## COLLECTED DATA
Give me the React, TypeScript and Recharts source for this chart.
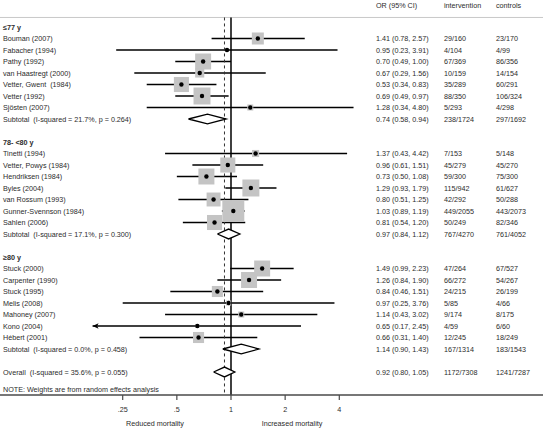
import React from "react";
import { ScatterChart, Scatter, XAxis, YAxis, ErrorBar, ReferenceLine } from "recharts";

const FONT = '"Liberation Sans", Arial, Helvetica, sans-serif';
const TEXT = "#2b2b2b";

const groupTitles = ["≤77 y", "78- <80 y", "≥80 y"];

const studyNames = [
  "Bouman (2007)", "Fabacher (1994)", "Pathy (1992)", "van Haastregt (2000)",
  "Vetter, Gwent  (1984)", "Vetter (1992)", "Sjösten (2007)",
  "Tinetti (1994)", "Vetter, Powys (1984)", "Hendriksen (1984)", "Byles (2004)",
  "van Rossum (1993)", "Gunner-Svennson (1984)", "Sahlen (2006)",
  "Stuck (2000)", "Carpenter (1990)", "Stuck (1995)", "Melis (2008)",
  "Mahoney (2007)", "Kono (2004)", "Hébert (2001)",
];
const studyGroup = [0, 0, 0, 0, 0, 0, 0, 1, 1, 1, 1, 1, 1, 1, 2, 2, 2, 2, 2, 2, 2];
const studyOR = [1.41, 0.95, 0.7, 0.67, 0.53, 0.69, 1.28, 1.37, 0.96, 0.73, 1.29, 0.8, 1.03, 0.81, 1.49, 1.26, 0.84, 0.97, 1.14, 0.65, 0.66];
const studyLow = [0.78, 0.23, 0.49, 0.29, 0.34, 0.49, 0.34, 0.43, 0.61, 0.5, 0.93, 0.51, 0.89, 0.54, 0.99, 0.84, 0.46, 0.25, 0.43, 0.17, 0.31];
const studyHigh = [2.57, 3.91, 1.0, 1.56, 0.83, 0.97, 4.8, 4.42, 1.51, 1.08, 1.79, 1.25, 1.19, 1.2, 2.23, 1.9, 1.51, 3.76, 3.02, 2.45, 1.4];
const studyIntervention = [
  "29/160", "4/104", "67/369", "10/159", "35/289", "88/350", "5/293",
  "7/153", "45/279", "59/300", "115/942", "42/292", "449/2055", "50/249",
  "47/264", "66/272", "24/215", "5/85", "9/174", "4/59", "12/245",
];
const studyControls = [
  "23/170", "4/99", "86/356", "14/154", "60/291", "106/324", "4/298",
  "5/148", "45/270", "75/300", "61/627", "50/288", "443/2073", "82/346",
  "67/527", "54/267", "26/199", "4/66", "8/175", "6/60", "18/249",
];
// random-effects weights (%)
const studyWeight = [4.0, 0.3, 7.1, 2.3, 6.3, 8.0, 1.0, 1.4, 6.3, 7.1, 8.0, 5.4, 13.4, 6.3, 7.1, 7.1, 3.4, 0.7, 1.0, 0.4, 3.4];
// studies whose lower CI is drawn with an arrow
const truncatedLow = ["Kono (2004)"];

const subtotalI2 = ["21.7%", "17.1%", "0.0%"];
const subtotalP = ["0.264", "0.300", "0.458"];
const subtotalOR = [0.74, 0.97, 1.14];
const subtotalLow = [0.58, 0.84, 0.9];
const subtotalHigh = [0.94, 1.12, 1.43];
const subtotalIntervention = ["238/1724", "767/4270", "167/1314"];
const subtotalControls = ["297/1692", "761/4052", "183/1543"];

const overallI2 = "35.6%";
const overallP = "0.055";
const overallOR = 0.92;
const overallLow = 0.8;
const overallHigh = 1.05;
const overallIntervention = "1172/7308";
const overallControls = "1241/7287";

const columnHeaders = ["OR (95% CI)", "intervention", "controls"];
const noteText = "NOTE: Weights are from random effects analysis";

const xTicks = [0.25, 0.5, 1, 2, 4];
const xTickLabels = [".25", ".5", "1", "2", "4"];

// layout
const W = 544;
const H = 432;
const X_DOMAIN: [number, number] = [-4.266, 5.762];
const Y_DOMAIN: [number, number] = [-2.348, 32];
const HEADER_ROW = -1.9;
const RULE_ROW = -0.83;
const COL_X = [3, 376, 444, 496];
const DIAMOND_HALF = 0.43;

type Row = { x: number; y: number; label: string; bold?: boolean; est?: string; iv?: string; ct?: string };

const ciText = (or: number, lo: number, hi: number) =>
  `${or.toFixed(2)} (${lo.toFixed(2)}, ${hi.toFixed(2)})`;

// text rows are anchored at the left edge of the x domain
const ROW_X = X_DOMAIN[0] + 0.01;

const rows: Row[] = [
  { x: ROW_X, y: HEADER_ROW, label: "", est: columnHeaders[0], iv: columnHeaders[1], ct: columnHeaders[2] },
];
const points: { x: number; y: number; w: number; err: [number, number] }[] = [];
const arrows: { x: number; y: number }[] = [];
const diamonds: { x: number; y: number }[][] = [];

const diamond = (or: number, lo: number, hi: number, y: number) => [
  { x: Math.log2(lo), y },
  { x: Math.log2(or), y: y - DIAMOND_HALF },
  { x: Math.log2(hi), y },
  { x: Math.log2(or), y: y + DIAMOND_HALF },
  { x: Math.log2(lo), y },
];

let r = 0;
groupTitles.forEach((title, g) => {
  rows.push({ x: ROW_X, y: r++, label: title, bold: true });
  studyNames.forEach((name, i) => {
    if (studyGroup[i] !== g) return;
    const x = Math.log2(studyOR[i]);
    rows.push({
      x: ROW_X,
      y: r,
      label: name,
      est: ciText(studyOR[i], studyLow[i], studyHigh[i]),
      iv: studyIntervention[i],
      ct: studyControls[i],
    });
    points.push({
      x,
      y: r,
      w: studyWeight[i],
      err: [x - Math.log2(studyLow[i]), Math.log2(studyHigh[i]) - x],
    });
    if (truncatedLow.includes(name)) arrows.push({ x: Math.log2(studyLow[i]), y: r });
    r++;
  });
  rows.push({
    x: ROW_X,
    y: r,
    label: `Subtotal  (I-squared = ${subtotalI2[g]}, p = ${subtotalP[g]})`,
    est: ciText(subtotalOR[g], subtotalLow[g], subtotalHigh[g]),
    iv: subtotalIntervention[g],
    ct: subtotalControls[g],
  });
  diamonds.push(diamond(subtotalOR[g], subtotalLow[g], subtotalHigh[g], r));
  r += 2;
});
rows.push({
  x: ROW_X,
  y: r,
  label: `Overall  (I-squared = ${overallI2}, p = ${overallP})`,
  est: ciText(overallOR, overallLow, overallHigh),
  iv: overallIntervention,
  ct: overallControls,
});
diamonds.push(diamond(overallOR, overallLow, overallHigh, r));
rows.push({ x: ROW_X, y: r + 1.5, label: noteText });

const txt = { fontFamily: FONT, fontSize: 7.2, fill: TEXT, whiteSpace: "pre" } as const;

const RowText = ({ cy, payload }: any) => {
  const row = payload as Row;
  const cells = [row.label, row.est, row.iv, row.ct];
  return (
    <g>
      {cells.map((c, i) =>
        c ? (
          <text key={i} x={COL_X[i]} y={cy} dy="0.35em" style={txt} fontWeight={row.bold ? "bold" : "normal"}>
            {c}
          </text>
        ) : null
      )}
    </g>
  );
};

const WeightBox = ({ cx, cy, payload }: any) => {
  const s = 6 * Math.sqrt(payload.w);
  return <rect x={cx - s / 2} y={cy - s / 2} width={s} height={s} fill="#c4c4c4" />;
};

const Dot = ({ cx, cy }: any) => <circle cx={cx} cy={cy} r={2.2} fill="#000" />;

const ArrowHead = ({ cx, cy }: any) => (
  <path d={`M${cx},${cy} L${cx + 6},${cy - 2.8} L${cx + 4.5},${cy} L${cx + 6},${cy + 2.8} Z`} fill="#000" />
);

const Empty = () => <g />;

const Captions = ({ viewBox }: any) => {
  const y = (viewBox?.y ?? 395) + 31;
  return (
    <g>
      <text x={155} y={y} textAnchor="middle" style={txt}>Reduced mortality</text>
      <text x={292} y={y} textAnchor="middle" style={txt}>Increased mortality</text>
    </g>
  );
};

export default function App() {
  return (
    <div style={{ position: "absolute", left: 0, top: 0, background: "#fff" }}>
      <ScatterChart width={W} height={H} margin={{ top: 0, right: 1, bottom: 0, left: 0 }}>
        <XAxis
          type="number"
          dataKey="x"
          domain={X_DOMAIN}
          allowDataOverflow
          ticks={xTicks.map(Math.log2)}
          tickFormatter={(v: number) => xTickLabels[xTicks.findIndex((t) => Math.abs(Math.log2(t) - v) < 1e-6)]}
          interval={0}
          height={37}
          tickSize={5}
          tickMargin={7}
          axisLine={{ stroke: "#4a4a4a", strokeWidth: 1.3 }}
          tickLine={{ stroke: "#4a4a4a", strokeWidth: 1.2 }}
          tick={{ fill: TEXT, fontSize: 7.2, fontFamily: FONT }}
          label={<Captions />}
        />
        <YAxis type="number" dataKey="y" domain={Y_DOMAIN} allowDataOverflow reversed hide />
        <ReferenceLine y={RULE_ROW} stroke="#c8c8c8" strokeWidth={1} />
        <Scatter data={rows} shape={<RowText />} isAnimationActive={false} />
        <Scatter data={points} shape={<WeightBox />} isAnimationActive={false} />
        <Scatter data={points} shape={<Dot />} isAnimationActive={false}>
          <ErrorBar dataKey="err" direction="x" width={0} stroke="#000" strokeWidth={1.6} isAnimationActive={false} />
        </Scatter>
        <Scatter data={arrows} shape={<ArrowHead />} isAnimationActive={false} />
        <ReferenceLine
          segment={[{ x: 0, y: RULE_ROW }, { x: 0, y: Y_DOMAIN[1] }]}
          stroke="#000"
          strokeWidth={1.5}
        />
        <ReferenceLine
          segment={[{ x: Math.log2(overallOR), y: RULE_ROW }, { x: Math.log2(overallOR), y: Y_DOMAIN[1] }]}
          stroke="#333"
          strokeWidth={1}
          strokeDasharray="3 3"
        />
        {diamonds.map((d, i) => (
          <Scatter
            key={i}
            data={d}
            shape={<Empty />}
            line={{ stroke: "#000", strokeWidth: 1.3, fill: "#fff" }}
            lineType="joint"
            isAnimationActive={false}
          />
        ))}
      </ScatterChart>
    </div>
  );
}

## TASK REQUIREMENTS
Reproduce exactly the run of lines that opens the listing and closes with the line holding "YAxis, ErrorBar, ReferenceLine". Pictures are excluded.

## EXERCISE SOLUTION
Give me the React, TypeScript and Recharts source for this chart.
import React from "react";
import { ScatterChart, Scatter, XAxis, YAxis, ErrorBar, ReferenceLine } from "recharts";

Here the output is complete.